そんな買い手と売り手の情報格差を埋めるために作られたのが、住宅の10年保証という制度です。マイホームを建てた場合、その家には住宅品確法(正式名称:住宅の品質確保の促進等に関する法律)が適用されます。住宅品確法とは、2000年4月から施行された制度で『売主や施工会社は新築の家に10年間の保証を義務付ける』という内容の法律です。住宅品確法で保証される欠陥部分は「基礎」「柱」「床」など家の構造上の主要な部分と、雨水の浸入を防止する「屋根」や「外壁」が該当します。

例えば家に住み始めた後に、雨漏り、キッチン・お風呂・トイレなどの配水管の水漏れ、家の傾きなどが発覚した場合には、買主は施工会社などに対し、無料での修理依頼や損害賠償の請求などが出来るようになっています。

しかしこの10年保証、実はあてにしてはいけない制度です。理由は言うまでもなく、施工会社にとっては修繕コストが発生するので、欠陥住宅である事を中々認めようとしないからです。「多少家が傾いていても生活に支障はない」などと主張し、保証を延ばし延ばしにして、10年の期限が切れるのを待つのが狙いです。

実際に住宅品確法の基準では、例えば家の傾きの場合は『6/1000以上』でないと保証の対象と認められないケースが多いです。6/1000の傾斜とは、10メートル間で床面が6センチも高低差があるという事であり、ここまで極端な傾きがある欠陥住宅はまずありません。こうした理由から、住宅にある程度の欠陥があった場合でも、保証され内ケースが多いので、注意が必要です。
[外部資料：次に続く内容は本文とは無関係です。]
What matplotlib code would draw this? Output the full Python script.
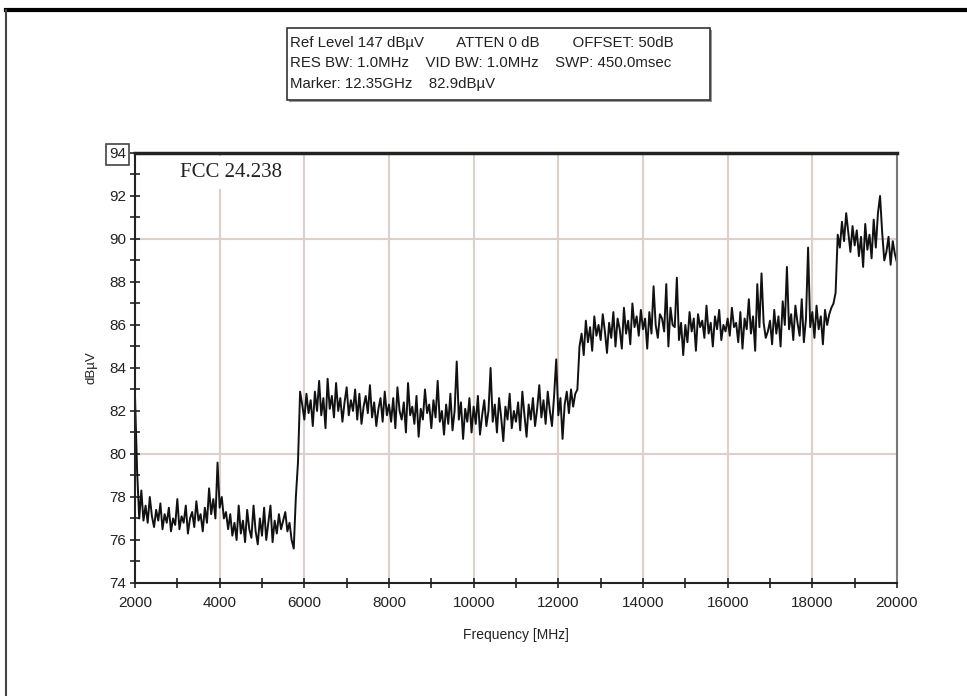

仮に施工会社がミスを認めて修繕になったとしても、修理期間中はその家で生活できない場合もあるので、買主のデメリットがゼロで済むケースは本当にまれです。

住宅瑕疵担保履行法も、保険会社の払い渋り問題がある

また10年の保証期間内でも、施工会社が倒産している可能性もあるので、損害賠償の請求が出来ないというケースもあって問題となりました。買主がこうした事態に陥らないために「住宅瑕疵担保履行法(じゅうたくかしたんぽりこうほう)」が制定されました(瑕疵=欠陥の意味)。

この法律は、2009年10月1日以降に引き渡す物件を供給する施工会社は「保証金の供託」または「保険契約の締結」を行い、確実に買主への保証を出来るように義務付けるという制度です。よって施工会社が倒産した場合でも、買主は保険会社に保険金の請求、もしくは補修費用の還付請求が出来るのです。

しかし、住宅瑕疵担保履行法で保険が使えても、保険会社がすんなり支払いに応じるとは限りません。施工会社が保証を渋るのと同様、保険会社も保険金を払い渋りした方が、自社の利益が増えるからです。実際のところ、雨漏りは欠陥が明白なので保険金が支払われる場合が多いですが、家の傾きなどは保証の対象外と言われ、払い渋りに合うケースが多いようです。つまり、保険が付いていても、やはりあてにはならないのです。

なお、住宅品確法や住宅瑕疵担保履行法で保証されるのは、あくまでも建設の不備による欠陥だけです。例えば害虫の被害も、施工直後ならともかく、何年も住み続けていれば白アリやネズミなどの害虫・害獣が発生するのは当然なので、保証は下りない事が大半です。

住宅の10年保証をあてにしてはいけない理由!まとめ
・施工会社は欠陥を中々認めようとしないのが理由
・仮に保証されても修理期間中はその家で生活できない場合もある
・住宅瑕疵担保履行法も、保険会社に払い渋りに合う問題がある

このように、10年保証は法律として定められてはいるものの、買い手が十分に保護されているとは言い難いのが実情です。ゆえに、どうしても欠陥住宅が心配な人は、そもそも家を購入するという判断が合っていないので、一生借家で過ごす方が良いでしょう。日本では空き家率が年々上昇しているので、将来的には圧倒的に家の借り手が有利な状態が続くはずですから。